MHB Solve Equation II: $(1+a!)(1+b!)=(a+b)!$

[anemone]

Solve in non-negative integers the equation $(1+a!)(1+b!)=(a+b)!$.

 

[mente oscura]

Solve in non-negative integers the equation $(1+a!)(1+b!)=(a+b)!$.

Hello.

Spoiler

(1+a!)(1+b!)=1+a!+a!b!+b!=(a+b)!

If \ a>b \rightarrow{}b!|(a!,a!b!,(a+b)!)

Therefore:

b!|1 \rightarrow{}b!=1 \rightarrow{}b=0 \ or \ b=1

If \ b=1 \rightarrow{}(1+a!)2=(a+1)!

2+2a!=(a+1)a! \rightarrow{}a=2

If \ b=0 \rightarrow{}(1+a!)2=a!

a!=-2 \ absurdity

The end:

If \ a=b \rightarrow{}(1+a!)(1+a!)=1+2a!+a!a!=(2a)!

a!|1 \rightarrow{}a=0 \ or \ a=1

If \ a=0 \rightarrow{}2*2=1 \ absurdity

If \ a=1 \rightarrow{}2*2=2 \ absurdity

I will conclude by:

If \ a>b \rightarrow{}a=2 \ and \ b=1

Same b>a ...

Regards.

 

[anemone]

Hello.

Spoiler

(1+a!)(1+b!)=1+a!+a!b!+b!=(a+b)!

If \ a>b \rightarrow{}b!|(a!,a!b!,(a+b)!)

Therefore:

b!|1 \rightarrow{}b!=1 \rightarrow{}b=0 \ or \ b=1

If \ b=1 \rightarrow{}(1+a!)2=(a+1)!

2+2a!=(a+1)a! \rightarrow{}a=2

If \ b=0 \rightarrow{}(1+a!)2=a!

a!=-2 \ absurdity

The end:

If \ a=b \rightarrow{}(1+a!)(1+a!)=1+2a!+a!a!=(2a)!

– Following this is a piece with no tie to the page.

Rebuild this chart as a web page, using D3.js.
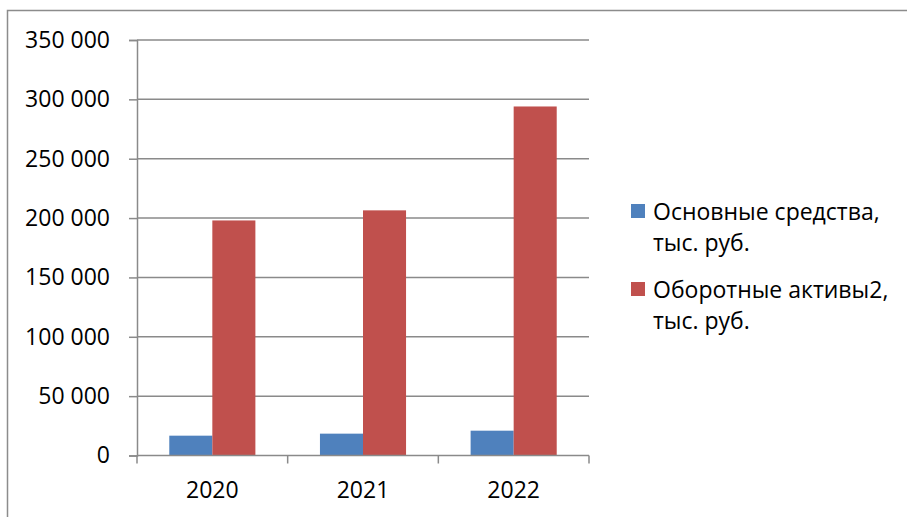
<!DOCTYPE html>
<html>
<head>
<meta charset="utf-8">
<script src="https://cdn.jsdelivr.net/npm/d3@7"></script>
<style>
  html, body { margin: 0; padding: 0; background: #fff; }
  svg { display: block; font-family: "Open Sans", "Liberation Sans", sans-serif; }
</style>
</head>
<body>
<svg id="chart" width="907" height="517"></svg>
<script>
// Years on the category axis
const years = ["2020", "2021", "2022"];
// Series names (legend text, two lines each)
const seriesNames = [
  ["Основные средства,", "тыс. руб."],
  ["Оборотные активы2,", "тыс. руб."]
];
// Values, thousand rubles
const fixedAssets = [16700, 18400, 20900];
const currentAssets = [198000, 206500, 294000];
// Value axis ticks
const yTicks = [0, 50000, 100000, 150000, 200000, 250000, 300000, 350000];

const colors = ["#4f81bd", "#c0504d"];
const series = [fixedAssets, currentAssets];

const svg = d3.select("#chart");
const W = 907, H = 517;

// outer chart frame
svg.append("rect")
  .attr("x", 7.5).attr("y", 10.5)
  .attr("width", W + 10).attr("height", H + 10)
  .attr("fill", "#fff").attr("stroke", "#8c8c8c").attr("stroke-width", 1.5);

const plot = { left: 137, right: 589, top: 40, bottom: 455.5 };

const x0 = d3.scaleBand().domain(years).range([plot.left, plot.right]).padding(0);
const y = d3.scaleLinear().domain([0, 350000]).range([plot.bottom, plot.top]);

const bw = x0.bandwidth();
const barW = bw / 3.5;          // gap width 150%
const groupOffset = bw * 0.75 / 3.5;

const fmt = v => d3.format(",")(v).replace(/,/g, " ");

// horizontal gridlines
svg.append("g")
  .selectAll("line")
  .data(yTicks.filter(t => t > 0))
  .join("line")
  .attr("x1", plot.left).attr("x2", plot.right)
  .attr("y1", d => y(d)).attr("y2", d => y(d))
  .attr("stroke", "#8a8a8a").attr("stroke-width", 1.5);

// y axis
const yAxis = d3.axisLeft(y).tickValues(yTicks).tickFormat(fmt).tickSize(8).tickPadding(19);
const gy = svg.append("g").attr("transform", `translate(${plot.left},0)`).call(yAxis);
gy.select(".domain").attr("stroke", "#8a8a8a").attr("stroke-width", 1.5);
gy.selectAll(".tick line").attr("stroke", "#8a8a8a").attr("stroke-width", 1.5);
gy.selectAll(".tick text")
  .attr("font-size", 23).attr("fill", "#000")
  .attr("font-family", "Open Sans, Liberation Sans, sans-serif");

// bars
years.forEach((yr, i) => {
  series.forEach((s, j) => {
    svg.append("rect")
      .attr("x", x0(yr) + groupOffset + j * barW)
      .attr("y", y(s[i]))
      .attr("width", barW)
      .attr("height", y(0) - y(s[i]))
      .attr("fill", colors[j]);
  });
});

// x axis with tick marks at category boundaries
const gx = svg.append("g");
gx.append("line")
  .attr("x1", plot.left).attr("x2", plot.right)
  .attr("y1", y(0)).attr("y2", y(0))
  .attr("stroke", "#8a8a8a").attr("stroke-width", 1.5);
const bounds = years.map(d => x0(d)).concat([plot.right]);
gx.selectAll("line.tk").data(bounds).join("line")
  .attr("class", "tk")
  .attr("x1", d => d).attr("x2", d => d)
  .attr("y1", y(0)).attr("y2", y(0) + 8)
  .attr("stroke", "#8a8a8a").attr("stroke-width", 1.5);
gx.selectAll("text").data(years).join("text")
  .attr("x", d => x0(d) + bw / 2)
  .attr("y", 498)
  .attr("text-anchor", "middle")
  .attr("font-size", 23).attr("fill", "#000")
  .text(d => d);

// legend
const legend = svg.append("g");
const legendY = [220, 298];
seriesNames.forEach((lines, j) => {
  legend.append("rect")
    .attr("x", 631).attr("y", legendY[j] - 16)
    .attr("width", 14).attr("height", 14)
    .attr("fill", colors[j]);
  lines.forEach((t, k) => {
    legend.append("text")
      .attr("x", 653).attr("y", legendY[j] + k * 30.5)
      .attr("font-size", 23).attr("fill", "#000")
      .text(t);
  });
});
</script>
</body>
</html>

a!|1 \rightarrow{}a=0 \ or \ a=1

If \ a=0 \rightarrow{}2*2=1 \ absurdity

If \ a=1 \rightarrow{}2*2=2 \ absurdity

I will conclude by:

If \ a>b \rightarrow{}a=2 \ and \ b=1

Same b>a ...

Regards.

Well done, mente oscura! Thanks for participating too!